What kind of network architecture is used for input feature with multiple X,Y,Z coorinates(for ex: 4 coordinates (x1,y,z1), (x2,y2,z2),(x3,y3,z3), (x4,y4,z4) ) & few other numeric input features and the target is numeric.
The coordinates are related to spatial information(drone coordinates in xyz plane to be specific). Is there any specific network that preserves the spatial meaning or just a simple regression network is fine?

Whatever you’re doing you need to be careful about in-variances. You probably want relative vectors between the things you care about. It’s hard to say without more info.

The XYZ coordinates are the drone locations & other input features are the time measurements(time taken for the radio wave to get reflected back from other drones & ground object of interest). The ground object is being tracked by the drones. The target is the ground object location.
So, I want to train the network with time measurements and drone coordinates & predict the XY coordinates on the ground. (Unknown is the ground object coordinates)
The drone operates in a fixed environment/area.
I have a mathematical solution for this, but I also want to compare the results with the neural net.
Thanks.

Do you need the neural network just for tracking the bbox of the target object on the ground?

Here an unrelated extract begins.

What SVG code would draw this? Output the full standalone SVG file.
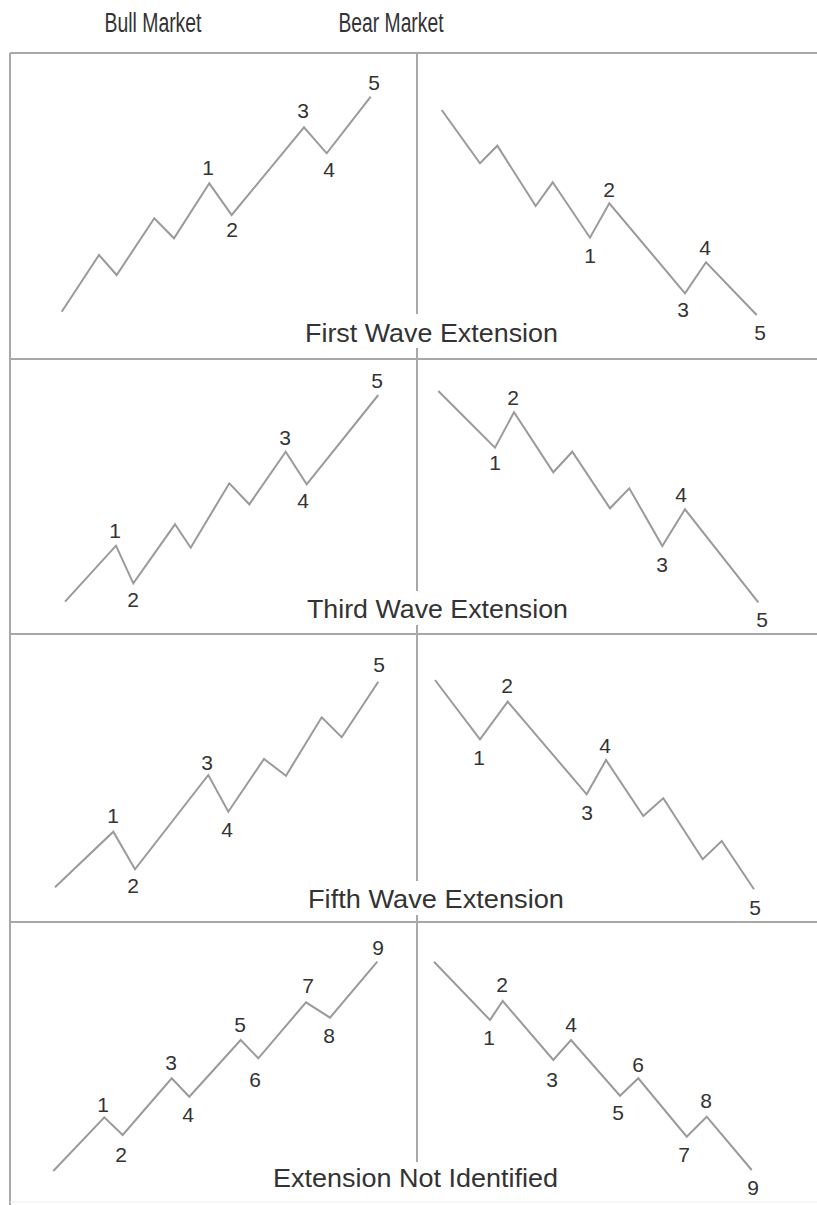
<svg xmlns="http://www.w3.org/2000/svg" width="817" height="1205" viewBox="0 0 817 1205">
<style>
.frame{stroke:#a8a8a8;stroke-width:2;fill:none}
.wave{stroke:#9a9a9a;stroke-width:2;fill:none;stroke-linejoin:miter}
.num{font-family:"Liberation Sans",Arial,sans-serif;font-size:21px;fill:#333;text-anchor:middle}
.hdr{font-family:"Liberation Sans",Arial,sans-serif;font-size:27px;fill:#333;text-anchor:middle}
.cap{font-family:"Liberation Sans",Arial,sans-serif;font-size:26px;fill:#333;text-anchor:middle}
.bg{fill:#fff}
</style>
<rect width="817" height="1205" fill="#fff"/>
<g id="frame">
<line class="frame" x1="10" y1="53" x2="817" y2="53"/>
<line class="frame" x1="10" y1="359" x2="817" y2="359"/>
<line class="frame" x1="10" y1="634" x2="817" y2="634"/>
<line class="frame" x1="10" y1="922" x2="817" y2="922"/>
<line class="frame" x1="10" y1="53" x2="10" y2="1205"/>
<line class="frame" x1="417" y1="53" x2="417" y2="1162"/>
<line x1="10" y1="1202" x2="817" y2="1202" stroke="#eee" stroke-width="1"/>
</g>
<g id="headers">
<text class="hdr" x="153" y="32" textLength="97" lengthAdjust="spacingAndGlyphs">Bull Market</text>
<text class="hdr" x="391" y="32" textLength="105" lengthAdjust="spacingAndGlyphs">Bear Market</text>
</g>
<g id="captions">
<rect class="bg" x="296" y="314" width="272" height="34"/>
<text class="cap" x="431.5" y="341.7" textLength="253" lengthAdjust="spacingAndGlyphs">First Wave Extension</text>
<rect class="bg" x="298" y="591" width="278" height="34"/>
<text class="cap" x="437.5" y="618.3" textLength="261" lengthAdjust="spacingAndGlyphs">Third Wave Extension</text>
<rect class="bg" x="300" y="881" width="272" height="34"/>
<text class="cap" x="436" y="908.3" textLength="256" lengthAdjust="spacingAndGlyphs">Fifth Wave Extension</text>
<rect class="bg" x="265" y="1162" width="302" height="34"/>
<text class="cap" x="415.5" y="1186.7" textLength="285" lengthAdjust="spacingAndGlyphs">Extension Not Identified</text>
</g>
<g id="connectors">
<polyline class="wave" points="61.7,311.7 99,255 116.7,275 154.3,218.3 174,238.3 209.3,183.3 231.7,215 304,127.3 326.7,153.3 370.7,96.7"/>
<polyline class="wave" points="441.7,110 480,163.3 497.3,145.7 535.7,206 552.7,182.3 590,237.7 609.3,203.3 685,293.3 706,262.3 756.7,315"/>
<polyline class="wave" points="65,601.7 116,545.7 133.3,583.3 175,524.3 190.7,547.7 229.3,483.3 249.3,504.3 285.7,451.7 306.7,484.3 378.3,395"/>
<polyline class="wave" points="438.3,391 495,447.7 514,412.3 553.3,472.3 572.3,451.7 610,508.3 629.3,488.3 662.3,546 685,509.3 758.3,602.3"/>
<polyline class="wave" points="55,887.3 113.3,831.7 135,869.3 208.3,775 228.3,811.7 264,759 286,775.7 321.7,717.3 341.7,737.3 378.3,681.7"/>
<polyline class="wave" points="435,680 480,739.3 507.7,701.7 586.7,794.3 606,760 643.3,816 663.3,798.3 702.7,859.3 721.7,841 754,889.3"/>
<polyline class="wave" points="53.3,1171 104.3,1117.3 122.7,1135 171.7,1078.3 189.3,1096.7 240.7,1040 258.3,1058.3 306,1002.3 330,1017.7 377.3,961.7"/>
<polyline class="wave" points="434,961.7 490,1020 502.7,1001 553.3,1060 571,1040 620,1095.7 638.3,1078.3 686.7,1136.7 706.7,1116.7 751.7,1170"/>
</g>
<g id="bull-first">
<text class="num" x="208" y="175">1</text>
<text class="num" x="232" y="237">2</text>
<text class="num" x="303" y="118">3</text>
<text class="num" x="329" y="177">4</text>
<text class="num" x="374" y="90">5</text>
</g>
<g id="bear-first">
<text class="num" x="590" y="263">1</text>
<text class="num" x="609" y="197">2</text>
<text class="num" x="683" y="317">3</text>
<text class="num" x="705" y="255">4</text>
<text class="num" x="760" y="340">5</text>
</g>
<g id="bull-third">
<text class="num" x="115" y="538">1</text>
<text class="num" x="133" y="607">2</text>
<text class="num" x="285" y="445">3</text>
<text class="num" x="303" y="508">4</text>
<text class="num" x="377" y="388">5</text>
</g>
<g id="bear-third">
<text class="num" x="495" y="470">1</text>
<text class="num" x="513" y="405">2</text>
<text class="num" x="662" y="572">3</text>
<text class="num" x="681" y="502">4</text>
<text class="num" x="762" y="627">5</text>
</g>
<g id="bull-fifth">
<text class="num" x="113" y="823">1</text>
<text class="num" x="133" y="893">2</text>
<text class="num" x="207" y="770">3</text>
<text class="num" x="227" y="837">4</text>
<text class="num" x="379" y="672">5</text>
</g>
<g id="bear-fifth">
<text class="num" x="479" y="765">1</text>
<text class="num" x="507" y="693">2</text>
<text class="num" x="587" y="820">3</text>
<text class="num" x="605" y="753">4</text>
<text class="num" x="755" y="915">5</text>
</g>
<g id="bull-none">
<text class="num" x="103" y="1112">1</text>
<text class="num" x="121" y="1162">2</text>
<text class="num" x="171" y="1070">3</text>
<text class="num" x="188" y="1122">4</text>
<text class="num" x="240" y="1032">5</text>
<text class="num" x="255" y="1087">6</text>
<text class="num" x="308" y="993">7</text>
<text class="num" x="329" y="1043">8</text>
<text class="num" x="378" y="955">9</text>
</g>
<g id="bear-none">
<text class="num" x="489" y="1045">1</text>
<text class="num" x="502" y="992">2</text>
<text class="num" x="552" y="1087">3</text>
<text class="num" x="571" y="1032">4</text>
<text class="num" x="618" y="1120">5</text>
<text class="num" x="638" y="1072">6</text>
<text class="num" x="684" y="1162">7</text>
<text class="num" x="706" y="1108">8</text>
<text class="num" x="753" y="1195">9</text>
</g>
</svg>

If you already know the drone XYZ from the ground and yaw, pitch and roll and the camera is calibrated you can project the bbox in pixel on the ground plane.

Yes, I need a model only to locate the object coordinates.
Mathematical, one of the solutions to this approach is to solve the least square problem where my knowns are drone locations & unknown is the ground object location, speed of radio wave is a constant.
So, I train the network with drone coordinates & time measurements and target as Ground coordinates. (drones operate in fixed areas).
But as the drone coordinates are vectors, I wanted to know if there is a specific network architecture that retains the spatial meaning of the coordinates rather just converting it to a 1-d array and feed to the network.

Yes, no camera. These are the drone swarms. Drone swarms communicate with each other using radio waves to detect object location on the ground. So, I have large data of time measurements & the object location and want to use this for training.

I was looking at the problem from the perspective of non-linear regression. The time measurements are not the absolute time but just the time taken the radio waves to reach other drone/object. I will have a look at the links though.
Any suggestions on how to pass each vector of coordinates as input? Is it a right approach to convert all coordinates it to 1-d array?